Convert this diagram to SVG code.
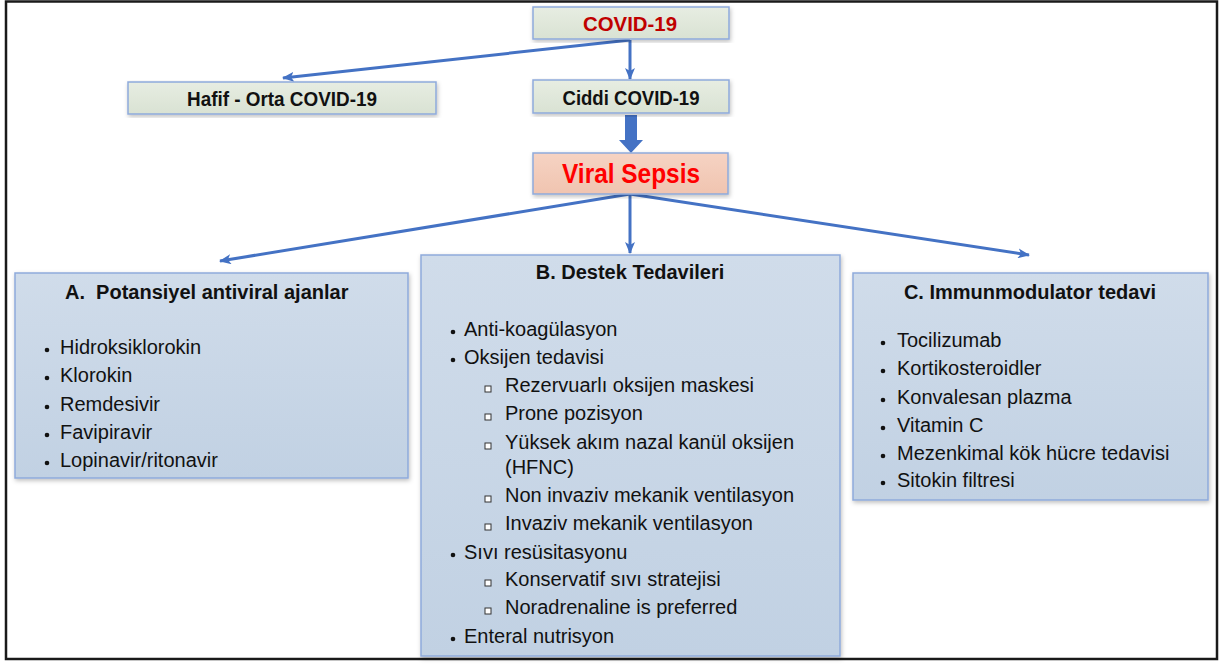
<svg xmlns="http://www.w3.org/2000/svg" width="1219" height="664" viewBox="0 0 1219 664">
<defs>
<style>
.t{font-family:"Liberation Sans",Arial,sans-serif;font-size:20px;fill:#111}
.b{font-weight:bold}
.c{text-anchor:middle}
.sm{fill:url(#gSmall);stroke:#8eaadb;stroke-width:1.5}
.big{fill:url(#gBig);stroke:#8eaadb;stroke-width:1.5}
.con{stroke:#4472c4;stroke-width:3;fill:none}
.dot{fill:#111}
.sq{fill:#fff;stroke:#333;stroke-width:1}
</style>
<linearGradient id="gSmall" x1="0" y1="0" x2="0" y2="1">
<stop offset="0" stop-color="#e7ede2"/>
<stop offset="1" stop-color="#d9e2d3"/>
</linearGradient>
<linearGradient id="gBig" x1="0" y1="0" x2="0" y2="1">
<stop offset="0" stop-color="#d0dcea"/>
<stop offset="1" stop-color="#c1d1e3"/>
</linearGradient>
<linearGradient id="gSep" x1="0" y1="0" x2="0" y2="1">
<stop offset="0" stop-color="#f6d3c3"/>
<stop offset="1" stop-color="#f0c4b0"/>
</linearGradient>
<filter id="sh" x="-5%" y="-5%" width="112%" height="115%">
<feDropShadow dx="1" dy="2" stdDeviation="2" flood-color="#000" flood-opacity="0.25"/>
</filter>
<marker id="ah" markerUnits="userSpaceOnUse" markerWidth="12" markerHeight="10" refX="11" refY="5" orient="auto">
<path d="M0,0 L12,5 L0,10 L3,5 z" fill="#4472c4"/>
</marker>
</defs>
<rect x="0" y="0" width="1219" height="664" fill="#fff"/>
<rect x="6" y="1.5" width="1211" height="657.5" fill="none" stroke="#1a1a1a" stroke-width="2.5"/>

<g id="connectors">
<line class="con" x1="630" y1="40" x2="283" y2="78" marker-end="url(#ah)"/>
<line class="con" x1="630" y1="40" x2="630" y2="79" marker-end="url(#ah)"/>
<polygon points="625,115 637,115 637,140 643,140 631,153 619,140 625,140" fill="#4472c4"/>
<line class="con" x1="630" y1="194" x2="220" y2="261" marker-end="url(#ah)"/>
<line class="con" x1="630" y1="194" x2="630" y2="253" marker-end="url(#ah)"/>
<line class="con" x1="630" y1="194" x2="1029" y2="255" marker-end="url(#ah)"/>
</g>

<g id="covid">
<rect class="sm" x="533" y="7" width="196" height="32" filter="url(#sh)"/>
<text class="t b c" x="630" y="31" style="font-size:21px;fill:#c00000" textLength="94" lengthAdjust="spacingAndGlyphs">COVID-19</text>
</g>
<g id="hafif">
<rect class="sm" x="128" y="82" width="308" height="32" filter="url(#sh)"/>
<text class="t b c" x="282" y="106" style="font-size:21px" textLength="190" lengthAdjust="spacingAndGlyphs">Hafif - Orta COVID-19</text>
</g>
<g id="ciddi">
<rect class="sm" x="533" y="80" width="196" height="33" filter="url(#sh)"/>
<text class="t b c" x="631" y="104.5" style="font-size:21px" textLength="137" lengthAdjust="spacingAndGlyphs">Ciddi COVID-19</text>
</g>
<g id="sepsis">
<rect x="533" y="153" width="195" height="41" fill="url(#gSep)" stroke="#8eaadb" stroke-width="1.5" filter="url(#sh)"/>
<text class="t b c" x="631" y="183" style="font-size:27px;fill:#ff0000" textLength="138" lengthAdjust="spacingAndGlyphs">Viral Sepsis</text>
</g>

<g id="boxA">
<rect class="big" x="15" y="273" width="393" height="205" filter="url(#sh)"/>
<text class="t b" x="65" y="299" xml:space="preserve">A.  Potansiyel antiviral ajanlar</text>
<circle class="dot" cx="47" cy="350" r="2.3"/><text class="t" x="60" y="354">Hidroksiklorokin</text>
<circle class="dot" cx="47" cy="378" r="2.3"/><text class="t" x="60" y="382">Klorokin</text>
<circle class="dot" cx="47" cy="407" r="2.3"/><text class="t" x="60" y="411">Remdesivir</text>
<circle class="dot" cx="47" cy="435" r="2.3"/><text class="t" x="60" y="439">Favipiravir</text>
<circle class="dot" cx="47" cy="463" r="2.3"/><text class="t" x="60" y="467">Lopinavir/ritonavir</text>
</g>

<g id="boxB">
<rect class="big" x="421" y="255" width="419" height="401" filter="url(#sh)"/>
<text class="t b c" x="630" y="279">B. Destek Tedavileri</text>
<circle class="dot" cx="453" cy="332" r="2.3"/><text class="t" x="464" y="336">Anti-koagülasyon</text>
<circle class="dot" cx="453" cy="360" r="2.3"/><text class="t" x="464" y="364">Oksijen tedavisi</text>
<rect class="sq" x="485" y="386" width="6" height="6"/><text class="t" x="505" y="392">Rezervuarlı oksijen maskesi</text>
<rect class="sq" x="485" y="414" width="6" height="6"/><text class="t" x="505" y="420">Prone pozisyon</text>
<rect class="sq" x="485" y="443" width="6" height="6"/><text class="t" x="505" y="449">Yüksek akım nazal kanül oksijen</text>
<text class="t" x="505" y="474">(HFNC)</text>
<rect class="sq" x="485" y="496" width="6" height="6"/><text class="t" x="505" y="502">Non invaziv mekanik ventilasyon</text>
<rect class="sq" x="485" y="524" width="6" height="6"/><text class="t" x="505" y="530">Invaziv mekanik ventilasyon</text>
<circle class="dot" cx="453" cy="555" r="2.3"/><text class="t" x="464" y="559">Sıvı resüsitasyonu</text>
<rect class="sq" x="485" y="580" width="6" height="6"/><text class="t" x="505" y="586">Konservatif sıvı stratejisi</text>
<rect class="sq" x="485" y="608" width="6" height="6"/><text class="t" x="505" y="614">Noradrenaline is preferred</text>
<circle class="dot" cx="453" cy="639" r="2.3"/><text class="t" x="464" y="643">Enteral nutrisyon</text>
</g>

<g id="boxC">
<rect class="big" x="853" y="273" width="355" height="227" filter="url(#sh)"/>
<text class="t b c" x="1030" y="299">C. Immunmodulator tedavi</text>
<circle class="dot" cx="883" cy="343" r="2.3"/><text class="t" x="897" y="347">Tocilizumab</text>
<circle class="dot" cx="883" cy="371" r="2.3"/><text class="t" x="897" y="375">Kortikosteroidler</text>
<circle class="dot" cx="883" cy="400" r="2.3"/><text class="t" x="897" y="404">Konvalesan plazma</text>
<circle class="dot" cx="883" cy="428" r="2.3"/><text class="t" x="897" y="432">Vitamin C</text>
<circle class="dot" cx="883" cy="456" r="2.3"/><text class="t" x="897" y="460">Mezenkimal kök hücre tedavisi</text>
<circle class="dot" cx="883" cy="483" r="2.3"/><text class="t" x="897" y="487">Sitokin filtresi</text>
</g>
</svg>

● ● ● ● ● ● ●

→ WHAT THE TASK REQUIRES: Copy the listing over exactly, skipping the pictures it holds.

→ EXERCISE OUTPUT:
Convert this diagram to SVG code.
<svg xmlns="http://www.w3.org/2000/svg" width="1219" height="664" viewBox="0 0 1219 664">
<defs>
<style>
.t{font-family:"Liberation Sans",Arial,sans-serif;font-size:20px;fill:#111}
.b{font-weight:bold}
.c{text-anchor:middle}
.sm{fill:url(#gSmall);stroke:#8eaadb;stroke-width:1.5}
.big{fill:url(#gBig);stroke:#8eaadb;stroke-width:1.5}
.con{stroke:#4472c4;stroke-width:3;fill:none}
.dot{fill:#111}
.sq{fill:#fff;stroke:#333;stroke-width:1}
</style>
<linearGradient id="gSmall" x1="0" y1="0" x2="0" y2="1">
<stop offset="0" stop-color="#e7ede2"/>
<stop offset="1" stop-color="#d9e2d3"/>
</linearGradient>
<linearGradient id="gBig" x1="0" y1="0" x2="0" y2="1">
<stop offset="0" stop-color="#d0dcea"/>
<stop offset="1" stop-color="#c1d1e3"/>
</linearGradient>
<linearGradient id="gSep" x1="0" y1="0" x2="0" y2="1">
<stop offset="0" stop-color="#f6d3c3"/>
<stop offset="1" stop-color="#f0c4b0"/>
</linearGradient>
<filter id="sh" x="-5%" y="-5%" width="112%" height="115%">
<feDropShadow dx="1" dy="2" stdDeviation="2" flood-color="#000" flood-opacity="0.25"/>
</filter>
<marker id="ah" markerUnits="userSpaceOnUse" markerWidth="12" markerHeight="10" refX="11" refY="5" orient="auto">
<path d="M0,0 L12,5 L0,10 L3,5 z" fill="#4472c4"/>
</marker>
</defs>
<rect x="0" y="0" width="1219" height="664" fill="#fff"/>
<rect x="6" y="1.5" width="1211" height="657.5" fill="none" stroke="#1a1a1a" stroke-width="2.5"/>

<g id="connectors">
<line class="con" x1="630" y1="40" x2="283" y2="78" marker-end="url(#ah)"/>
<line class="con" x1="630" y1="40" x2="630" y2="79" marker-end="url(#ah)"/>
<polygon points="625,115 637,115 637,140 643,140 631,153 619,140 625,140" fill="#4472c4"/>
<line class="con" x1="630" y1="194" x2="220" y2="261" marker-end="url(#ah)"/>
<line class="con" x1="630" y1="194" x2="630" y2="253" marker-end="url(#ah)"/>
<line class="con" x1="630" y1="194" x2="1029" y2="255" marker-end="url(#ah)"/>
</g>

<g id="covid">
<rect class="sm" x="533" y="7" width="196" height="32" filter="url(#sh)"/>
<text class="t b c" x="630" y="31" style="font-size:21px;fill:#c00000" textLength="94" lengthAdjust="spacingAndGlyphs">COVID-19</text>
</g>
<g id="hafif">
<rect class="sm" x="128" y="82" width="308" height="32" filter="url(#sh)"/>
<text class="t b c" x="282" y="106" style="font-size:21px" textLength="190" lengthAdjust="spacingAndGlyphs">Hafif - Orta COVID-19</text>
</g>
<g id="ciddi">
<rect class="sm" x="533" y="80" width="196" height="33" filter="url(#sh)"/>
<text class="t b c" x="631" y="104.5" style="font-size:21px" textLength="137" lengthAdjust="spacingAndGlyphs">Ciddi COVID-19</text>
</g>
<g id="sepsis">
<rect x="533" y="153" width="195" height="41" fill="url(#gSep)" stroke="#8eaadb" stroke-width="1.5" filter="url(#sh)"/>
<text class="t b c" x="631" y="183" style="font-size:27px;fill:#ff0000" textLength="138" lengthAdjust="spacingAndGlyphs">Viral Sepsis</text>
</g>

<g id="boxA">
<rect class="big" x="15" y="273" width="393" height="205" filter="url(#sh)"/>
<text class="t b" x="65" y="299" xml:space="preserve">A.  Potansiyel antiviral ajanlar</text>
<circle class="dot" cx="47" cy="350" r="2.3"/><text class="t" x="60" y="354">Hidroksiklorokin</text>
<circle class="dot" cx="47" cy="378" r="2.3"/><text class="t" x="60" y="382">Klorokin</text>
<circle class="dot" cx="47" cy="407" r="2.3"/><text class="t" x="60" y="411">Remdesivir</text>
<circle class="dot" cx="47" cy="435" r="2.3"/><text class="t" x="60" y="439">Favipiravir</text>
<circle class="dot" cx="47" cy="463" r="2.3"/><text class="t" x="60" y="467">Lopinavir/ritonavir</text>
</g>

<g id="boxB">
<rect class="big" x="421" y="255" width="419" height="401" filter="url(#sh)"/>
<text class="t b c" x="630" y="279">B. Destek Tedavileri</text>
<circle class="dot" cx="453" cy="332" r="2.3"/><text class="t" x="464" y="336">Anti-koagülasyon</text>
<circle class="dot" cx="453" cy="360" r="2.3"/><text class="t" x="464" y="364">Oksijen tedavisi</text>
<rect class="sq" x="485" y="386" width="6" height="6"/><text class="t" x="505" y="392">Rezervuarlı oksijen maskesi</text>
<rect class="sq" x="485" y="414" width="6" height="6"/><text class="t" x="505" y="420">Prone pozisyon</text>
<rect class="sq" x="485" y="443" width="6" height="6"/><text class="t" x="505" y="449">Yüksek akım nazal kanül oksijen</text>
<text class="t" x="505" y="474">(HFNC)</text>
<rect class="sq" x="485" y="496" width="6" height="6"/><text class="t" x="505" y="502">Non invaziv mekanik ventilasyon</text>
<rect class="sq" x="485" y="524" width="6" height="6"/><text class="t" x="505" y="530">Invaziv mekanik ventilasyon</text>
<circle class="dot" cx="453" cy="555" r="2.3"/><text class="t" x="464" y="559">Sıvı resüsitasyonu</text>
<rect class="sq" x="485" y="580" width="6" height="6"/><text class="t" x="505" y="586">Konservatif sıvı stratejisi</text>
<rect class="sq" x="485" y="608" width="6" height="6"/><text class="t" x="505" y="614">Noradrenaline is preferred</text>
<circle class="dot" cx="453" cy="639" r="2.3"/><text class="t" x="464" y="643">Enteral nutrisyon</text>
</g>

<g id="boxC">
<rect class="big" x="853" y="273" width="355" height="227" filter="url(#sh)"/>
<text class="t b c" x="1030" y="299">C. Immunmodulator tedavi</text>
<circle class="dot" cx="883" cy="343" r="2.3"/><text class="t" x="897" y="347">Tocilizumab</text>
<circle class="dot" cx="883" cy="371" r="2.3"/><text class="t" x="897" y="375">Kortikosteroidler</text>
<circle class="dot" cx="883" cy="400" r="2.3"/><text class="t" x="897" y="404">Konvalesan plazma</text>
<circle class="dot" cx="883" cy="428" r="2.3"/><text class="t" x="897" y="432">Vitamin C</text>
<circle class="dot" cx="883" cy="456" r="2.3"/><text class="t" x="897" y="460">Mezenkimal kök hücre tedavisi</text>
<circle class="dot" cx="883" cy="483" r="2.3"/><text class="t" x="897" y="487">Sitokin filtresi</text>
</g>
</svg>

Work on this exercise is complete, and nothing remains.